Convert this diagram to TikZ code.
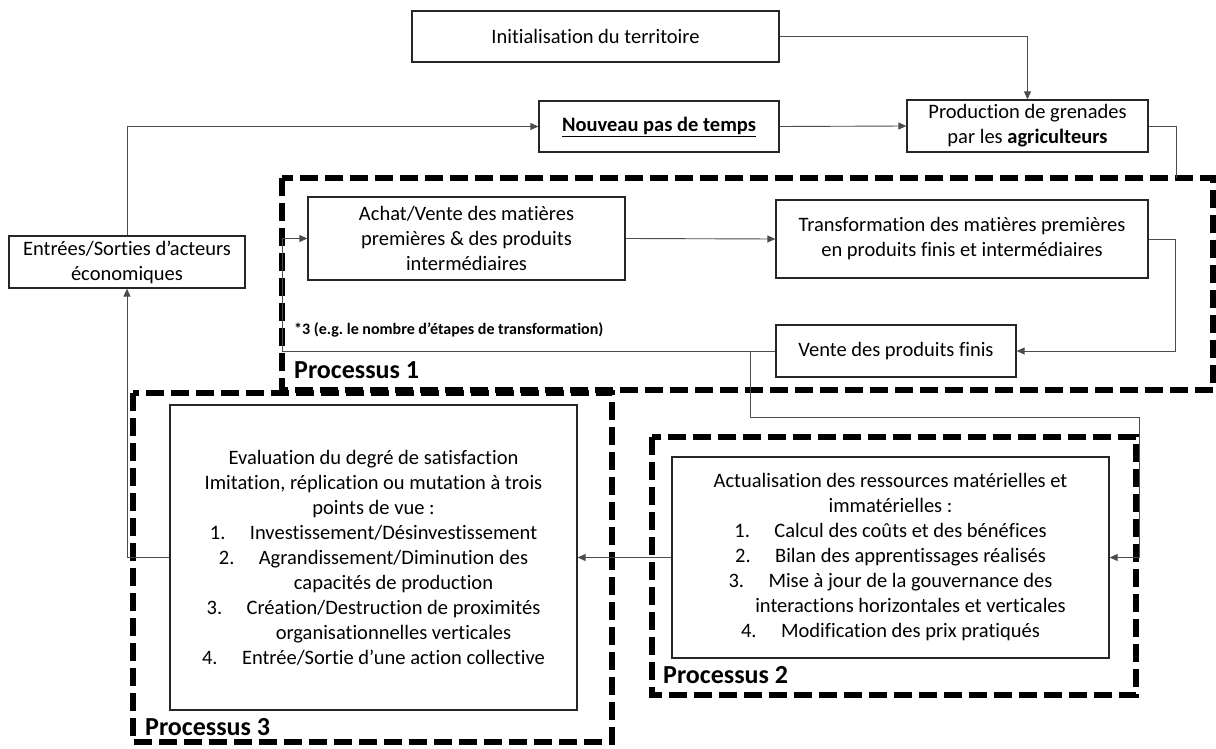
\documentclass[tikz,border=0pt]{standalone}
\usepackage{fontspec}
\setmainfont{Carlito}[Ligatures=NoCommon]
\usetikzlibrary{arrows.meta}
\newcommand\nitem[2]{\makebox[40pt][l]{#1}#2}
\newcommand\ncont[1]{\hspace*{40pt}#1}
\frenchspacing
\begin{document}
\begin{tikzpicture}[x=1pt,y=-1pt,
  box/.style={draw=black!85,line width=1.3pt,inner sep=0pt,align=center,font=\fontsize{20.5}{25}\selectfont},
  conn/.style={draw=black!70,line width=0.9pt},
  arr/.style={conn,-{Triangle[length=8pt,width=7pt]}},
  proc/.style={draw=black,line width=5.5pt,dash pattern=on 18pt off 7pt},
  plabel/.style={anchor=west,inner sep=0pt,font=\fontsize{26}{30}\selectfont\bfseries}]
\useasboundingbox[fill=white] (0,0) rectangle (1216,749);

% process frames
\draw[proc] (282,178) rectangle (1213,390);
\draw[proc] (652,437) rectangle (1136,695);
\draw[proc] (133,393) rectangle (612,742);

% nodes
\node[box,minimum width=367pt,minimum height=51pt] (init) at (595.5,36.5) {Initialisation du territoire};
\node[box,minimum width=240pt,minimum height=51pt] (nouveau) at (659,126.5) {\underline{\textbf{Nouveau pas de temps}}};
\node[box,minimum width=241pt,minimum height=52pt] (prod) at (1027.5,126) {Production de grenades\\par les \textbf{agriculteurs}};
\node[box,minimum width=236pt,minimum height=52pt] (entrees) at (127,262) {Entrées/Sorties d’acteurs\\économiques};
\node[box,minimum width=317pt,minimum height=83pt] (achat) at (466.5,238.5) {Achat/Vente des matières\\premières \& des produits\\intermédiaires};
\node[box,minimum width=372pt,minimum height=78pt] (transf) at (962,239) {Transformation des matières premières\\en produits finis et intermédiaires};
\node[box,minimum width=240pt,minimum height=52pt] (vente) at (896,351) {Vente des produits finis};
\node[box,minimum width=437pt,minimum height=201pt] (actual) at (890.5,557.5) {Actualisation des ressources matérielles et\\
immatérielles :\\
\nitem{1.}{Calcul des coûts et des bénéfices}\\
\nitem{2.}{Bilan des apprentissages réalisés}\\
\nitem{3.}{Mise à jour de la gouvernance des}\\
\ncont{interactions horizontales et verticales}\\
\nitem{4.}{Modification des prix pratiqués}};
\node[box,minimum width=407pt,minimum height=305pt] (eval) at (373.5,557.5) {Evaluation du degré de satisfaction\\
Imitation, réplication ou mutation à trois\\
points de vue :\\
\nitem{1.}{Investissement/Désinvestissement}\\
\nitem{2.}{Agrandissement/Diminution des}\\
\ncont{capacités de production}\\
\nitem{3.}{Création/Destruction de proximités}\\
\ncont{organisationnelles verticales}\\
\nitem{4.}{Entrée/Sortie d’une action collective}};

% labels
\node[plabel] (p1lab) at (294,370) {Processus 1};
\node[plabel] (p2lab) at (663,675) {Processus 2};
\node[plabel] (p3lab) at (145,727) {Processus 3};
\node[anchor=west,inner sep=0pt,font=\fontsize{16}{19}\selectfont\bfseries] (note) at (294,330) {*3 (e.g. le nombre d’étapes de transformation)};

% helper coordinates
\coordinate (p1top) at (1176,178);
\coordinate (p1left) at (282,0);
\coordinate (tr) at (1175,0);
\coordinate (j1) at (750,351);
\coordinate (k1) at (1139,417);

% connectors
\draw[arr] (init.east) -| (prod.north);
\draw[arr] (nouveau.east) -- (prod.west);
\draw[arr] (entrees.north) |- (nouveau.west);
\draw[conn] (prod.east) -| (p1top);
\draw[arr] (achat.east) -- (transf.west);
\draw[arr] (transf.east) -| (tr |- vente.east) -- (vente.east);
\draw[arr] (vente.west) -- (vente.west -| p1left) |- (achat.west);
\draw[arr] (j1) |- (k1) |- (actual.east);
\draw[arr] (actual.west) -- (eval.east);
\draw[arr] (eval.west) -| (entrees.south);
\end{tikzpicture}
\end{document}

--

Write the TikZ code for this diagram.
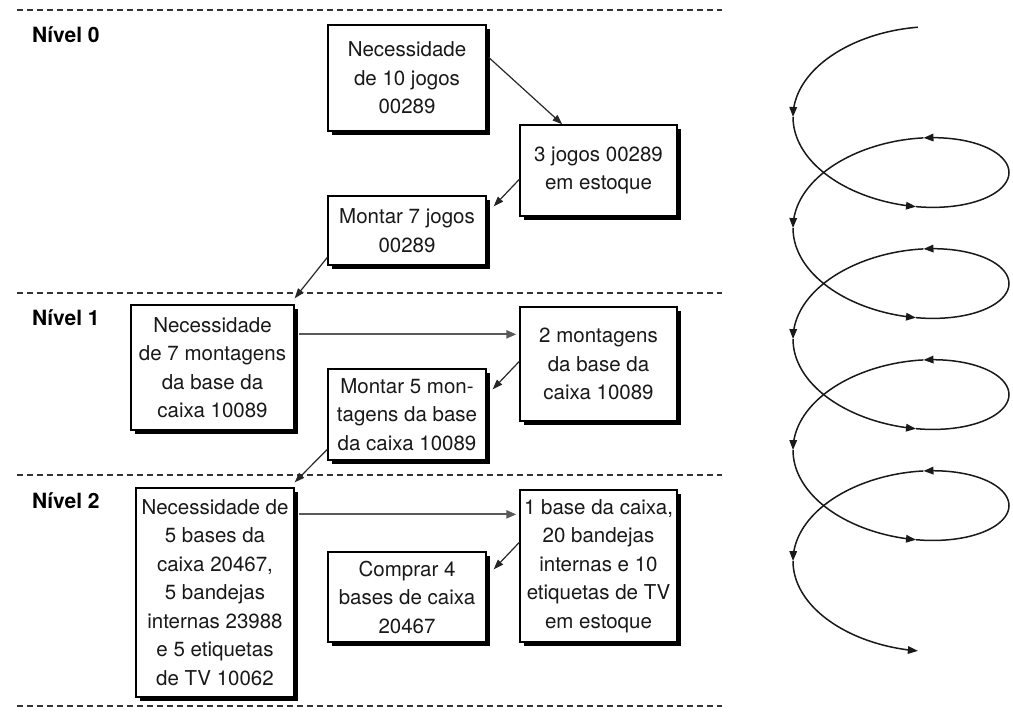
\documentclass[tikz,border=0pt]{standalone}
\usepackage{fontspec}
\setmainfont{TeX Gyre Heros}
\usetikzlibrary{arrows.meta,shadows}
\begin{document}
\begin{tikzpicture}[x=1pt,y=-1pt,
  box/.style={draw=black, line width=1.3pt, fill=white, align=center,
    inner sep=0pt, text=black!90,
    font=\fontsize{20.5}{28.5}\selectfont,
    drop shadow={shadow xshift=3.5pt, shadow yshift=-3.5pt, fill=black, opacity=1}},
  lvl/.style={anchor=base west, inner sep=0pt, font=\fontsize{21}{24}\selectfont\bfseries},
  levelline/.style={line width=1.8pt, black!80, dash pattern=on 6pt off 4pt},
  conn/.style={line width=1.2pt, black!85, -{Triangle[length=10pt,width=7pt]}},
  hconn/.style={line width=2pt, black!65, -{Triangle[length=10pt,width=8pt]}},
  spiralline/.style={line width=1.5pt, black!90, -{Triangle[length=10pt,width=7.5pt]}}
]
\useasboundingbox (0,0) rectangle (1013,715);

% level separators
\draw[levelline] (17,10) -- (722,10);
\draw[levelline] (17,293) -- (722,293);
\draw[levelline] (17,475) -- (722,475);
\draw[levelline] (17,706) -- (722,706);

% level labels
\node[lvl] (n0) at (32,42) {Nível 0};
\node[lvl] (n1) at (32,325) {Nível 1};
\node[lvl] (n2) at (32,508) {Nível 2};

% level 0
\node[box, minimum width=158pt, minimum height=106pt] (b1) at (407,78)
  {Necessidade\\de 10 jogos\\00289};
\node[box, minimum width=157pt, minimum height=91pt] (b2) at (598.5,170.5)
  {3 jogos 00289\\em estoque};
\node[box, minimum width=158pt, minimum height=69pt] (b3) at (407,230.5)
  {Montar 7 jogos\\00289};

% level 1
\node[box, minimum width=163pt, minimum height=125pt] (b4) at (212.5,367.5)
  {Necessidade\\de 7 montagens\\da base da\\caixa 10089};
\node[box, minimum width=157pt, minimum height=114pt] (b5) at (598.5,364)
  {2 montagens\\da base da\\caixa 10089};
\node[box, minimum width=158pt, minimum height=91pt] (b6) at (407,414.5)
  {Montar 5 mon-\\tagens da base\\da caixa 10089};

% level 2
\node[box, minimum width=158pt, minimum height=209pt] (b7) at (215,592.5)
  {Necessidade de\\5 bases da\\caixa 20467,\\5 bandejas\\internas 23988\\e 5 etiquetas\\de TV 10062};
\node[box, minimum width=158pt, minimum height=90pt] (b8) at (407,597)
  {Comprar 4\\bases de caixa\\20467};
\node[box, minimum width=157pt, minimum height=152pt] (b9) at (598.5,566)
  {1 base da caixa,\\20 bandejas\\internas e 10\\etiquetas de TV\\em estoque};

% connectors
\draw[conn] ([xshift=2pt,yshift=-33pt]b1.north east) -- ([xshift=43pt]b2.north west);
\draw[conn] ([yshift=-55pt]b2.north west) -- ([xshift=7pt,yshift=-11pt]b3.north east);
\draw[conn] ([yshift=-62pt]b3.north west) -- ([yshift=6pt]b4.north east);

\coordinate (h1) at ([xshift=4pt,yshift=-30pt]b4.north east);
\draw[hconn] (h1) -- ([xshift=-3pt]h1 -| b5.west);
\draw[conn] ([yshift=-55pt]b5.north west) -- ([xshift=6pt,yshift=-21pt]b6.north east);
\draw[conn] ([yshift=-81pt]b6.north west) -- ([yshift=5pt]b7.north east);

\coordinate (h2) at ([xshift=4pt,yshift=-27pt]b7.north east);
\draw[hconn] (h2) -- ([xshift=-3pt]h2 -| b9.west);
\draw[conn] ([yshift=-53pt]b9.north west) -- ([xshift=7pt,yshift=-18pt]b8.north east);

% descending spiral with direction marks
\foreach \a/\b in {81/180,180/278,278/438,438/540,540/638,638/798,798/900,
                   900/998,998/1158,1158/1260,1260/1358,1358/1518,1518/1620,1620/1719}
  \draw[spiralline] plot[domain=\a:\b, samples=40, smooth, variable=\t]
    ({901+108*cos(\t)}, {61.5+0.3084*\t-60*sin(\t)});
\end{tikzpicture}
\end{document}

TASK TO CARRY OUT
Find every line in the records above that holds the word "diagram", and copy each one.

EXPECTED ANSWER
Convert this diagram to TikZ code.
Write the TikZ code for this diagram.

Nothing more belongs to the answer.